I think that many of the positive aspects of these communities and sites are often left out of the discussion, and the conversation frequently shifts in other directions. Some positive aspects that I have discovered are: dedicated user groups, community spirit, and high-quality standards for both media files and the associated metadata. I think it’s worth thinking about the connection between libraries and file-sharing communities and what they can learn from each other.
Concordia University Library
A big concern for me as head of the digital library department in the GBV library consortium is to support my colleagues to make better software for OUR libraries and we quite often feel kind of hindered by existing software solutions, partly quite monolithic old-fashioned systems we are bound to use. And the companies providing this software in fact react quite often only very slowly to our demands.

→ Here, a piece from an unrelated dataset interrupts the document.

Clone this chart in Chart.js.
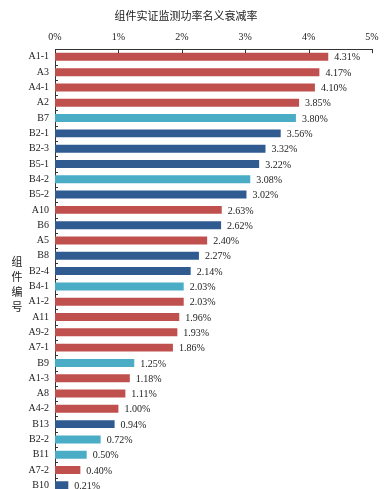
<!DOCTYPE html>
<html>
<head>
<meta charset="utf-8">
<script src="https://cdn.jsdelivr.net/npm/chart.js@4/dist/chart.umd.min.js"></script>
<style>
  html, body { margin: 0; padding: 0; background: #fff; overflow: hidden; }
  canvas { display: block; }
</style>
</head>
<body>
<canvas id="chart" width="389" height="493"></canvas>
<script>
// ---- data ----
const titleText = '组件实证监测功率名义衰减率';
const yAxisName = ['组', '件', '编', '号'];
const categories = ['A1-1','A3','A4-1','A2','B7','B2-1','B2-3','B5-1','B4-2','B5-2',
                    'A10','B6','A5','B8','B2-4','B4-1','A1-2','A11','A9-2','A7-1',
                    'B9','A1-3','A8','A4-2','B13','B2-2','B11','A7-2','B10'];
const decayRates = [4.31,4.17,4.10,3.85,3.80,3.56,3.32,3.22,3.08,3.02,
                    2.63,2.62,2.40,2.27,2.14,2.03,2.03,1.96,1.93,1.86,
                    1.25,1.18,1.11,1.00,0.94,0.72,0.50,0.40,0.21];
const groups = ['A','A','A','A','BL','BD','BD','BD','BL','BD',
                'A','BD','A','BD','BD','BL','A','A','A','A',
                'BL','A','A','A','BD','BL','BL','A','BD'];
const xTicks = [0, 1, 2, 3, 4, 5];

// ---- styles ----
const groupColors = { A: '#c0504d', BL: '#4bacc6', BD: '#2f5b91' };
const FONT = '"Liberation Serif", "Times New Roman", "Noto Sans CJK SC", serif';
const TXT = '#222';
const AXIS = '#333';

const decorPlugin = {
    id: 'decor',
    afterDraw: (chart) => {
        const ctx = chart.ctx;
        const xs = chart.scales.x;
        const ys = chart.scales.y;
        ctx.save();
        ctx.strokeStyle = AXIS;
        ctx.lineWidth = 1;
        // inward ticks on the top axis
        xTicks.forEach(v => {
            const x = Math.round(xs.getPixelForValue(v)) + 0.5;
            ctx.beginPath();
            ctx.moveTo(x, xs.bottom);
            ctx.lineTo(x, xs.bottom + 4);
            ctx.stroke();
        });
        // inward ticks between categories
        for (let i = 0; i <= categories.length; i++) {
            const y = Math.round(ys.getPixelForValue(i - 0.5)) + 0.5;
            ctx.beginPath();
            ctx.moveTo(ys.right, y);
            ctx.lineTo(ys.right + 3, y);
            ctx.stroke();
        }
        // value labels
        ctx.fillStyle = TXT;
        ctx.font = '10px ' + FONT;
        ctx.textAlign = 'left';
        ctx.textBaseline = 'middle';
        const meta = chart.getDatasetMeta(0);
        meta.data.forEach((bar, i) => {
            ctx.fillText(decayRates[i].toFixed(2) + '%', bar.x + 6, bar.y + 1);
        });
        // vertical axis name
        ctx.font = '11px "Noto Sans CJK SC", sans-serif';
        ctx.textAlign = 'center';
        yAxisName.forEach((ch, i) => {
            ctx.fillText(ch, 17, 262 + i * 15);
        });
        ctx.restore();
    }
};

new Chart(document.getElementById('chart'), {
    type: 'bar',
    data: {
        labels: categories,
        datasets: [{
            data: decayRates,
            backgroundColor: groups.map(g => groupColors[g]),
            borderWidth: 0,
            barPercentage: 0.52,
            categoryPercentage: 1
        }]
    },
    options: {
        indexAxis: 'y',
        responsive: false, animation: false,
        layout: { padding: { top: 0, bottom: 0, left: 0, right: 17 } },
        plugins: {
            legend: { display: false },
            tooltip: { enabled: false },
            title: {
                display: true, text: titleText, color: TXT,
                font: { family: FONT, size: 11, weight: 'normal' },
                padding: { top: 11, bottom: 1 }
            }
        },
        scales: {
            x: {
                position: 'top', min: 0, max: 5,
                afterFit: (s) => { s.height = 24; },
                afterBuildTicks: (s) => { s.ticks = xTicks.map(v => ({ value: v })); },
                grid: { display: false, drawTicks: false },
                border: { display: true, color: AXIS, width: 1 },
                ticks: { color: TXT, padding: 6, font: { family: FONT, size: 10 }, callback: v => v + '%' }
            },
            y: {
                // fixed width, and no label padding so the plot runs to the canvas bottom
                afterFit: (s) => { s.width = 55; s.paddingTop = 0; s.paddingBottom = 0; },
                grid: { display: false, drawTicks: false },
                border: { display: true, color: AXIS, width: 1 },
                ticks: { color: TXT, padding: 6, autoSkip: false, font: { family: FONT, size: 10 } }
            }
        }
    },
    plugins: [decorPlugin]
});
</script>
</body>
</html>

So I am happy that in the last 5 years we have build up our own development group using open source sw (vufind, solr, lucene, shibboleth). It is a good start, but there is still a long way to go and cyc4lib I’d like to use to think and talk about how we can improve this process, how we can become much more independent from the big providers and what can I do to help make both libraries and ourselves more brave to dare to use these open source solutions. Some libraries already are doing that by their own, some don’t dare and some simply don’t have the resources to do so. One chance with cyc4lib for me is to meet a lot of people from libraries worldwide and I hope to get a lot of stimuli from you and a better understanding of the libraries situation wrt. to my questions mentioned here.
Library executives, staff and customers are confused. New methods of service and new partners should be integrated in order to survive in a world where library financing is being reduced. Some of us are ready to accept all kinds of co-operation and circulation forms while others are trying to prove that this way libraries are going to loose the last of their credibility.
My concern is how to get these two parties to come closer to each other?